Classification models may be used for time-series signals. Time-series signals are data that change over time and contain a measurement or an observation at each acquisition instant.
A time-series signal may for example correspond to an audio signal, a video signal, a vibration signal or a physiological signal.
In particular, time-series signals may be acquired according to various acquisition parameters. For example, time-series signals may be acquired according to a sampling frequency and an amount of data set by a user.
The sampling frequency corresponds to a number of data samples of the time-series signal per unit of time. The higher the sampling frequency for the same amount of data, the higher the resolution is of the time-series signals in the time domain, this resolution corresponding to the value of the sampling frequency divided by the amount of data. Conversely, a lower sampling frequency for the same amount of data may deform the time-series signals.
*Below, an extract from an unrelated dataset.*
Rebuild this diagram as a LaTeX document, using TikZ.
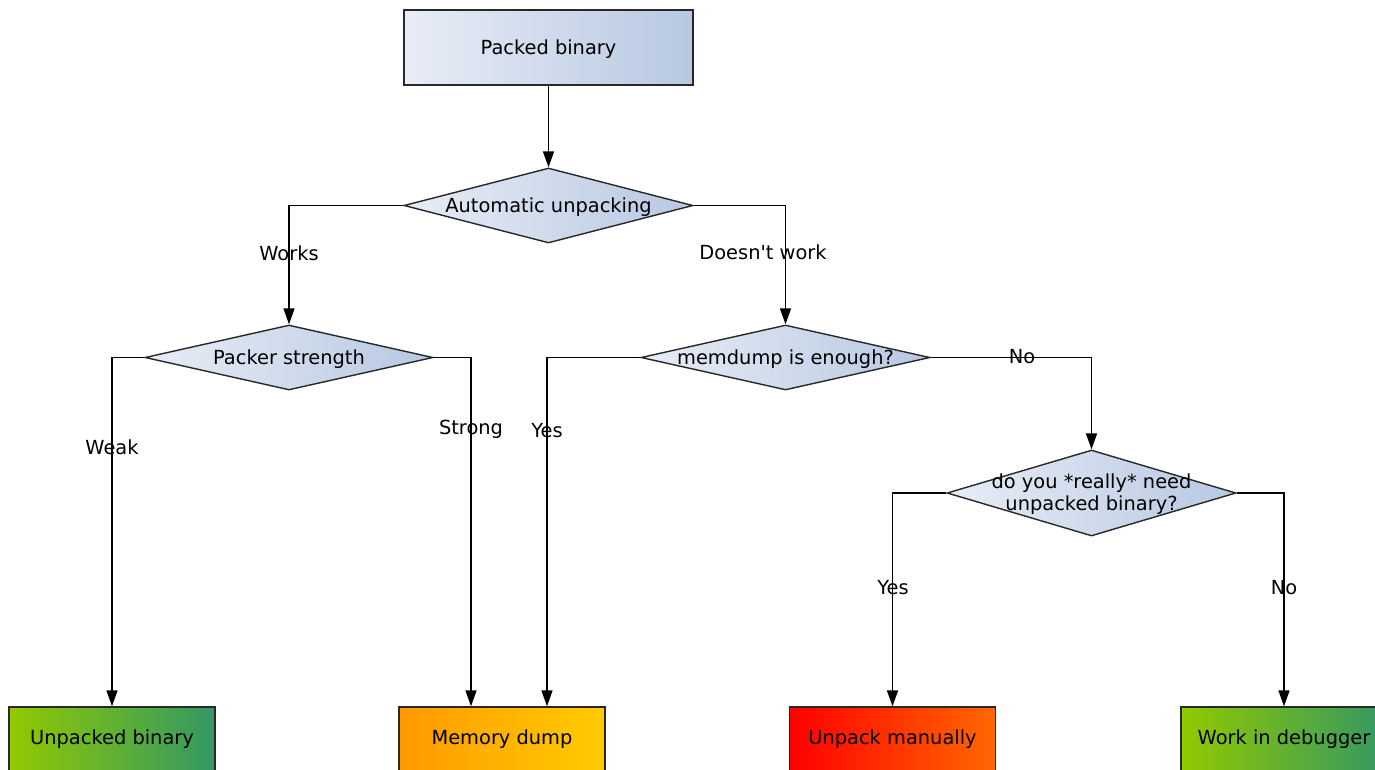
\documentclass[tikz,border=0pt]{standalone}
\usepackage{fontspec}
\setmainfont{DejaVu Sans}
\usetikzlibrary{shapes.geometric,arrows.meta}

\definecolor{boxline}{RGB}{40,40,40}
\definecolor{blueL}{RGB}{232,237,246}
\definecolor{blueR}{RGB}{183,200,226}
\definecolor{greenL}{RGB}{146,201,0}
\definecolor{greenR}{RGB}{50,152,100}
\definecolor{orangeL}{RGB}{255,153,0}
\definecolor{orangeR}{RGB}{255,204,0}
\definecolor{redL}{RGB}{255,0,0}
\definecolor{redR}{RGB}{255,104,0}

\begin{document}
\begin{tikzpicture}[x=1pt,y=-1pt,
  font=\fontsize{19.4}{22}\selectfont,
  start/.style={draw=boxline, line width=1.4pt, rectangle,
    minimum width=289pt, minimum height=75pt, inner sep=0pt,
    left color=blueL, right color=blueR},
  decision/.style={draw=boxline, line width=1.4pt, diamond, inner sep=0pt,
    left color=blueL, right color=blueR},
  outcome/.style={draw=boxline, line width=1.4pt, rectangle,
    minimum width=206pt, minimum height=64pt, inner sep=0pt},
  flow/.style={line width=1.6pt, -{Triangle[length=16pt,width=11pt]}},
  lbl/.style={inner sep=0pt, text height=1.45ex, text depth=0.35ex, yshift=-3pt},
  dtext/.style={align=center, inner sep=0pt, yshift=-1.5pt}
]
\clip (0,0) rectangle (1375,769);
\fill[white] (0,0) rectangle (1375,769);

% start box
\node[start] (packed) at (548.5,47.5) {};
\node[dtext] at (packed.center) {Packed binary};

% decisions
\node[decision, minimum width=289pt, minimum height=75pt] (auto) at (548.5,205.5) {};
\node[dtext] at (auto.center) {Automatic unpacking};

\node[decision, minimum width=288pt, minimum height=65pt] (packer) at (289,357.5) {};
\node[dtext] at (packer.center) {Packer strength};

\node[decision, minimum width=289pt, minimum height=65pt] (memdump) at (785.5,357.5) {};
\node[dtext] at (memdump.center) {memdump is enough?};

\node[decision, minimum width=289pt, minimum height=86pt] (really) at (1091.5,493) {};
\node[dtext] at (really.center) {do you *really* need\\unpacked binary?};

% outcomes
\node[outcome, left color=greenL, right color=greenR] (unpacked) at (112,739) {Unpacked binary};
\node[outcome, left color=orangeL, right color=orangeR] (dump) at (502,739) {Memory dump};
\node[outcome, left color=redL, right color=redR] (manual) at (892.5,739) {Unpack manually};
\node[outcome, left color=greenL, right color=greenR] (debugger) at (1284,739) {Work in debugger};

% two entry points on the top of the memory dump box
\coordinate (dumpInA) at ([xshift=-31pt]dump.north);
\coordinate (dumpInB) at ([xshift=45pt]dump.north);

% connectors
\draw[flow] (packed.south) -- (auto.north);
\draw[flow] (auto.west) -| (packer.north);
\draw[flow] (auto.east) -| (memdump.north);
\draw[flow] (packer.west) -| (unpacked.north);
\draw[flow] (packer.east) -| (dumpInA);
\draw[flow] (memdump.west) -| (dumpInB);
\draw[flow] (memdump.east) -| (really.north);
\draw[flow] (really.west) -| (manual.north);
\draw[flow] (really.east) -| (debugger.north);

% branch labels
\node[lbl] at (289,254) {Works};
\node[lbl] at (763,253) {Doesn\textquotesingle t work};
\node[lbl] at (112,448) {Weak};
\node[lbl] at (471,428) {Strong};
\node[lbl] at (547,431) {Yes};
\node[lbl] at (1022,357) {No};
\node[lbl] at (893,588) {Yes};
\node[lbl] at (1284,588) {No};
\end{tikzpicture}
\end{document}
The amount of data corresponds to the number of data of the time-series signal acquired during the acquisition. This amount of data is set by indicating a buffer memory size of the acquisition device to be used to acquire time-series signals. The larger the amount of data for the same sampling frequency, the more possible it is to observe more accurate details of the time-series signal in the frequency domain.
Furthermore, the amount of data should be set depending on the sampling frequency. Indeed, if the sampling frequency is too high and the amount of data is too small, then the acquisition time may be too short to acquire enough information in the time-series signal.
At a given sampling frequency, the larger the amount of data, the longer the acquisition time is. This makes it possible to observe more behaviors in the time-series signal acquired but this also results in a higher energy consumption, a longer waiting time for acquiring the time-series signal and a greater occupation of the memory for storing the acquired data.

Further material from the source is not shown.